Output the data word for word, dropping every image.
-------- SUPPLIED INFORMATION
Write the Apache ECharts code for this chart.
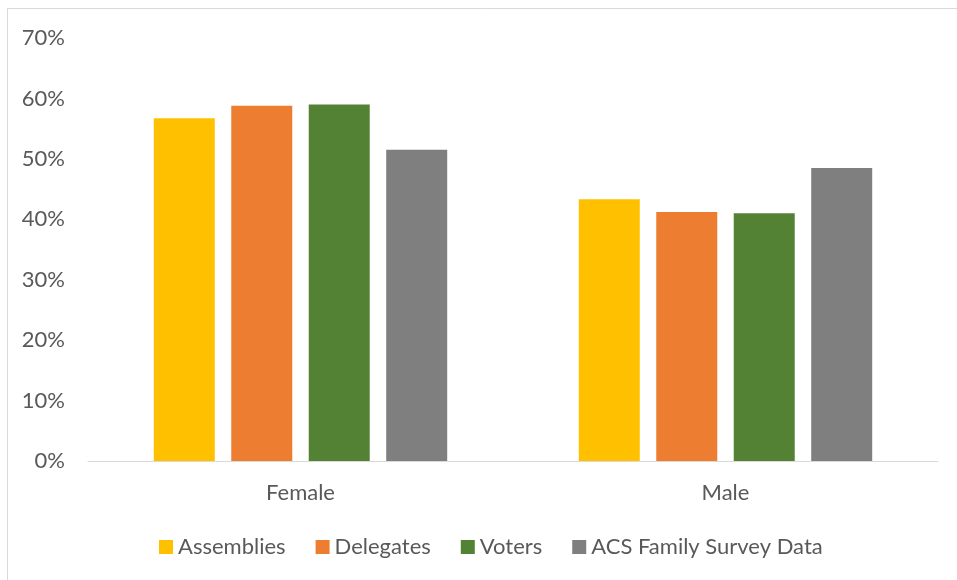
<!DOCTYPE html>
<html><head><meta charset="utf-8">
<script src="https://cdn.jsdelivr.net/npm/echarts@6/dist/echarts.min.js"></script>
<style>html,body{margin:0;padding:0;background:#fff}#c{width:957px;height:580px}</style>
</head><body><div id="c"></div>
<script>
const categories = ['Female', 'Male'];
const assemblies = [0.567, 0.433];
const delegates = [0.588, 0.412];
const voters = [0.590, 0.410];
const acs = [0.515, 0.485];
const yTicks = [0, 0.1, 0.2, 0.3, 0.4, 0.5, 0.6, 0.7];

const FONT = 'Lato';
const chart = echarts.init(document.getElementById('c'), null, {renderer: 'canvas'});
function mk(name, data, color) {
  return {name, type: 'bar', data, barWidth: 61, barGap: '27%',
    itemStyle: {color}, emphasis: {disabled: true}};
}
chart.setOption({
  animation: false,
  backgroundColor: '#fff',
  textStyle: {fontFamily: FONT},
  graphic: [{type: 'rect', shape: {x: 7.5, y: 8.5, width: 1200, height: 1200},
    style: {fill: 'none', stroke: '#d9d9d9', lineWidth: 1}, silent: true}],
  grid: {left: 88, right: 19, top: 38, bottom: 119, containLabel: false},
  legend: {left: 154, top: 531, itemWidth: 14, itemHeight: 14, itemGap: 30,
    icon: 'rect', textStyle: {fontFamily: FONT, fontSize: 22, color: '#595959'},
    data: ['Assemblies', 'Delegates', 'Voters', 'ACS Family Survey Data']},
  xAxis: {type: 'category', data: categories,
    axisLine: {lineStyle: {color: '#d9d9d9', width: 1}}, axisTick: {show: false},
    axisLabel: {fontFamily: FONT, fontSize: 22, color: '#595959', margin: 21}},
  yAxis: {type: 'value', min: 0, max: 0.7, interval: 0.1,
    axisLine: {show: false}, axisTick: {show: false}, splitLine: {show: false},
    axisLabel: {fontFamily: FONT, fontSize: 22, color: '#595959', margin: 23,
      formatter: v => Math.round(v * 100) + '%'}},
  series: [
    mk('Assemblies', assemblies, '#ffc000'),
    mk('Delegates', delegates, '#ed7d31'),
    mk('Voters', voters, '#548235'),
    mk('ACS Family Survey Data', acs, '#7f7f7f')
  ]
});
</script></body></html>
----------------
» THE SOLUTION:
Write the Apache ECharts code for this chart.
<!DOCTYPE html>
<html><head><meta charset="utf-8">
<script src="https://cdn.jsdelivr.net/npm/echarts@6/dist/echarts.min.js"></script>
<style>html,body{margin:0;padding:0;background:#fff}#c{width:957px;height:580px}</style>
</head><body><div id="c"></div>
<script>
const categories = ['Female', 'Male'];
const assemblies = [0.567, 0.433];
const delegates = [0.588, 0.412];
const voters = [0.590, 0.410];
const acs = [0.515, 0.485];
const yTicks = [0, 0.1, 0.2, 0.3, 0.4, 0.5, 0.6, 0.7];

const FONT = 'Lato';
const chart = echarts.init(document.getElementById('c'), null, {renderer: 'canvas'});
function mk(name, data, color) {
  return {name, type: 'bar', data, barWidth: 61, barGap: '27%',
    itemStyle: {color}, emphasis: {disabled: true}};
}
chart.setOption({
  animation: false,
  backgroundColor: '#fff',
  textStyle: {fontFamily: FONT},
  graphic: [{type: 'rect', shape: {x: 7.5, y: 8.5, width: 1200, height: 1200},
    style: {fill: 'none', stroke: '#d9d9d9', lineWidth: 1}, silent: true}],
  grid: {left: 88, right: 19, top: 38, bottom: 119, containLabel: false},
  legend: {left: 154, top: 531, itemWidth: 14, itemHeight: 14, itemGap: 30,
    icon: 'rect', textStyle: {fontFamily: FONT, fontSize: 22, color: '#595959'},
    data: ['Assemblies', 'Delegates', 'Voters', 'ACS Family Survey Data']},
  xAxis: {type: 'category', data: categories,
    axisLine: {lineStyle: {color: '#d9d9d9', width: 1}}, axisTick: {show: false},
    axisLabel: {fontFamily: FONT, fontSize: 22, color: '#595959', margin: 21}},
  yAxis: {type: 'value', min: 0, max: 0.7, interval: 0.1,
    axisLine: {show: false}, axisTick: {show: false}, splitLine: {show: false},
    axisLabel: {fontFamily: FONT, fontSize: 22, color: '#595959', margin: 23,
      formatter: v => Math.round(v * 100) + '%'}},
  series: [
    mk('Assemblies', assemblies, '#ffc000'),
    mk('Delegates', delegates, '#ed7d31'),
    mk('Voters', voters, '#548235'),
    mk('ACS Family Survey Data', acs, '#7f7f7f')
  ]
});
</script></body></html>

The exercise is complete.